Arctic climate changing faster than expected

Arctic climate changing faster than expected
Climate change is transforming the Arctic environment faster than expected and accelerating the disappearance of sea ice, scientists said in their early findings from the biggest-ever study of Canada’s changing north.

The research project involved more than 370 scientists from 27 countries who collectively spent 15 months, starting in June 2007, aboard a research vessel above the Arctic Circle. It marked the first time a ship has stayed mobile in Canada’s high Arctic for an entire winter.

“(Climate change) is happening much faster than our most pessimistic models expected,” said David Barber, a professor at the University of Manitoba and the study’s lead investigator.

Models predicted only a few years ago that the Arctic would be ice-free in summer by the year 2100, but the increasing pace of climate change now suggests it could happen between 2013 and 2030, Barber said.

Scientists link higher Arctic temperatures and melting sea ice to the greenhouse gas emissions blamed for global warming. The Arctic is considered a type of early-warning system of climate change for the rest of the world.

“We know we’re losing sea ice — the world is all aware of that,” Barber said. “What you’re not aware of is that it has impact on everything else that goes on in this system.”

The loss of the sea ice is taking away areas for the region’s mammals to reproduce, find food and elude predators, said Steve Ferguson, a scientist with the Canadian government who took part in the study. Whale species previously not found in the Arctic are moving into the region because there is less sea ice to restrict their movements.

Climate change is also bringing more cyclones into the Arctic, dumping snow on the sea ice, which limits how thick it can get, and bringing winds that break up the ice, Barber said.

The study is part of the International Polar Year, a large scientific programme focused on the Arctic and Antarctic. The scientists have not yet produced conclusions, but they expect to publish dozens of academic papers.

Both the Canadian government and the oil and gas industry are keenly interested in the possible environmental impact of development further north in the Arctic, said professor Louis Fortier of Laval University.
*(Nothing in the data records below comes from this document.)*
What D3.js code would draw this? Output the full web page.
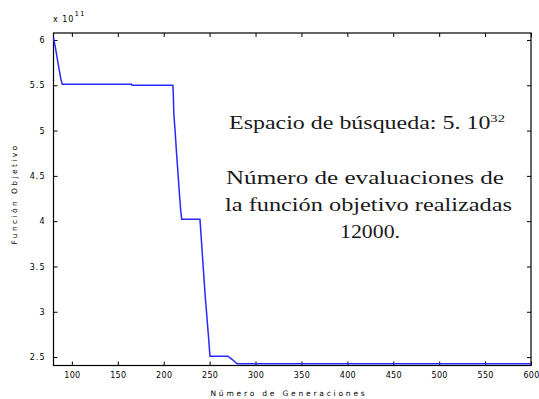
<!DOCTYPE html>
<html>
<head>
<meta charset="utf-8">
<script src="https://cdn.jsdelivr.net/npm/d3@7"></script>
<style>
body { margin: 0; background: #fff; }
.tick text { font-family: "DejaVu Sans", sans-serif; font-size: 8px; letter-spacing: 1px; fill: #000; }
.axis--x .tick text { letter-spacing: 0.3px; }
.note { font-family: "Liberation Serif", serif; font-size: 18px; fill: #1a1a1a; }
</style>
</head>
<body>
<script>
// generaciones / valor de la funcion objetivo (x 1e11)
var generations = [80, 82, 84, 86, 88, 89.5, 165, 165.5, 210, 210.5, 211, 212.6, 214, 215.5, 217, 218.5, 219.6, 239.5, 241, 243, 245, 247, 249, 250.4, 270, 275, 280, 600];
var objective   = [6.02, 5.92, 5.80, 5.68, 5.57, 5.51, 5.51, 5.50, 5.50, 5.40, 5.19, 4.97, 4.75, 4.54, 4.32, 4.12, 4.02, 4.02, 3.80, 3.50, 3.20, 2.95, 2.70, 2.51, 2.51, 2.47, 2.425, 2.425];
var xTicks = [100, 150, 200, 250, 300, 350, 400, 450, 500, 550, 600];
var yTicks = [2.5, 3, 3.5, 4, 4.5, 5, 5.5, 6];
var noteLines = ["Número de evaluaciones de", "la función objetivo realizadas", "12000."];

var width = 539, height = 399;
var margin = {top: 33, right: 8, bottom: 33.5, left: 53.5};
var w = width - margin.left - margin.right,
    h = height - margin.top - margin.bottom;

var svg = d3.select("body").append("svg")
    .attr("width", width)
    .attr("height", height);

var x = d3.scaleLinear().domain([80, 600]).range([0, w]);
var y = d3.scaleLinear().domain([2.407, 6.077]).range([h, 0]);

var g = svg.append("g")
    .attr("transform", "translate(" + margin.left + "," + margin.top + ")");

g.append("g")
    .attr("class", "axis axis--x")
    .attr("transform", "translate(0," + h + ")")
    .call(d3.axisBottom(x).tickValues(xTicks).tickSize(-4).tickPadding(7).tickFormat(d3.format("d")))
    .call(function(a) { a.select(".domain").remove(); });

g.append("g")
    .call(d3.axisTop(x).tickValues(xTicks).tickSize(-4).tickFormat(""))
    .call(function(a) { a.select(".domain").remove(); });

g.append("g")
    .attr("class", "axis axis--y")
    .call(d3.axisLeft(y).tickValues(yTicks).tickSize(-4).tickPadding(8).tickFormat(function(d) { return String(d); }))
    .call(function(a) { a.select(".domain").remove(); });

g.append("g")
    .attr("transform", "translate(" + w + ",0)")
    .call(d3.axisRight(y).tickValues(yTicks).tickSize(-4).tickFormat(""))
    .call(function(a) { a.select(".domain").remove(); });

g.selectAll(".tick line").attr("stroke", "#000");

g.append("rect")
    .attr("width", w)
    .attr("height", h)
    .attr("fill", "none")
    .attr("stroke", "#000")
    .attr("stroke-width", 1.2);

var data = generations.map(function(d, i) { return [d, objective[i]]; });

g.append("path")
    .datum(data)
    .attr("fill", "none")
    .attr("stroke", "#2828ff")
    .attr("stroke-width", 1.5)
    .attr("d", d3.line().x(function(d) { return x(d[0]); }).y(function(d) { return y(d[1]); }));

// exponent
var ex = svg.append("text")
    .attr("x", 53)
    .attr("y", 22)
    .style("font-family", "DejaVu Sans, sans-serif")
    .style("font-size", "8px")
    .style("letter-spacing", "1px");
ex.append("tspan").text("x  10");
ex.append("tspan").attr("dy", -6).style("font-size", "7px").text("11");

// axis labels
svg.append("text")
    .attr("x", 289)
    .attr("y", 396)
    .attr("text-anchor", "middle")
    .style("font-family", "DejaVu Sans, sans-serif")
    .style("font-size", "7.5px")
    .style("letter-spacing", "2.8px")
    .text("Número de Generaciones");

svg.append("text")
    .attr("transform", "translate(17,194) rotate(-90)")
    .attr("text-anchor", "middle")
    .style("font-family", "DejaVu Sans, sans-serif")
    .style("font-size", "7.5px")
    .style("letter-spacing", "2.4px")
    .text("Función Objetivo");

// annotation
var t1 = svg.append("text")
    .attr("class", "note")
    .attr("x", 367)
    .attr("y", 129)
    .attr("text-anchor", "middle")
    .attr("textLength", 276)
    .attr("lengthAdjust", "spacingAndGlyphs");
t1.append("tspan").text("Espacio de búsqueda: 5. 10");
t1.append("tspan").attr("dy", -7).style("font-size", "11px").text("32");

var lineCenters = [365, 368.5, 370];
var lineWidths = [278, 287, 60];

svg.selectAll(".noteline")
    .data(noteLines)
    .enter().append("text")
    .attr("class", "note")
    .attr("x", function(d, i) { return lineCenters[i]; })
    .attr("y", function(d, i) { return 184 + i * 27; })
    .attr("text-anchor", "middle")
    .attr("textLength", function(d, i) { return lineWidths[i]; })
    .attr("lengthAdjust", "spacingAndGlyphs")
    .text(function(d) { return d; });
</script>
</body>
</html>
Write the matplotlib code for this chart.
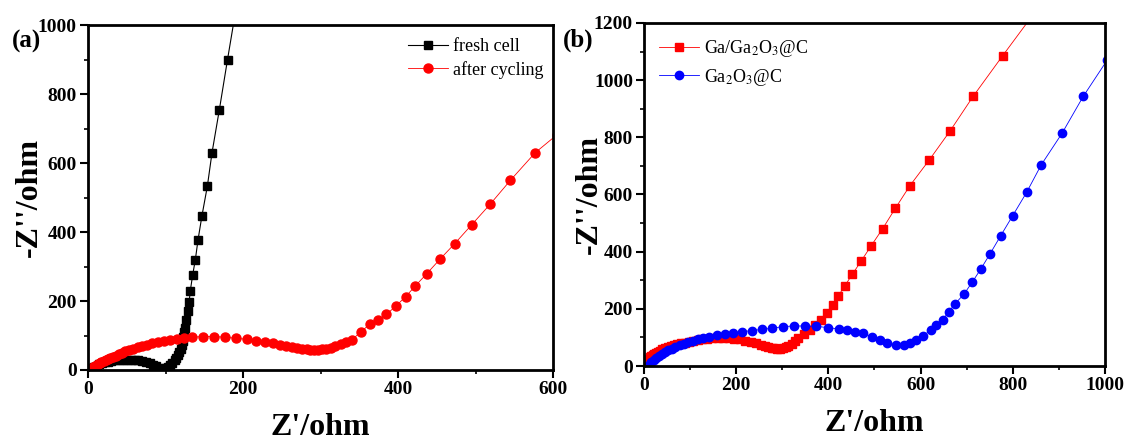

At present, development is focused on mainland regions such as the massive gas fields in the Mackenzie River Delta on the Beaufort Sea. But receding ice levels may make the wider Arctic more accessible to ships and make drilling in more areas possible.

“Conclusions will come later, but ... up to now there’s no indication that the impacts would be larger (further north) than elsewhere in the Arctic,” Fortier said.

The cost of the Arctic's rapid melt will be $2.4 trillion by 2050 as the region loses its ability to cool the global climate, the US-based Pew Environment Group has said. The group released a report last week showing the Arctic is warming at twice the rate of the rest of the planet. “Everybody around the world is going to bear these costs,” said Eban Goodstein, a resource economist at Bard College in New York state who co-authored the report, called Arctic Treasure, Global Assets Melting Away.

He said the report, reviewed by more than a dozen scientists and economists and funded by the Pew Environment Group, an arm of the Pew Charitable Trusts, provides a first attempt to monetise the cost of the loss of one of the world's great weather makers.

“The Arctic is the planet’s air conditioner and it’s starting to break down,” he said.

The loss of Arctic Sea ice and snow cover is already costing the world about $61 billion to $371 billion annually from costs associated with heat waves, flooding and other factors, the report said.

While much of Europe and the United States has suffered heavy snowstorms and unusually low temperatures this winter, evidence has built that the Arctic is at risk from warming.

Greenhouse gases generated by tailpipes and smokestacks have pushed Arctic temperatures in the last decade to the highest levels in at least 2,000 years, reversing a natural cooling trend, an international team of researchers reported in the journal Science in September. Arctic emissions of methane have jumped 30 per cent in recent years, scientists said last month.

Thin ice over the Arctic Sea this winter could mean a powerful ice-melt next summer, a top US climate scientist said last week.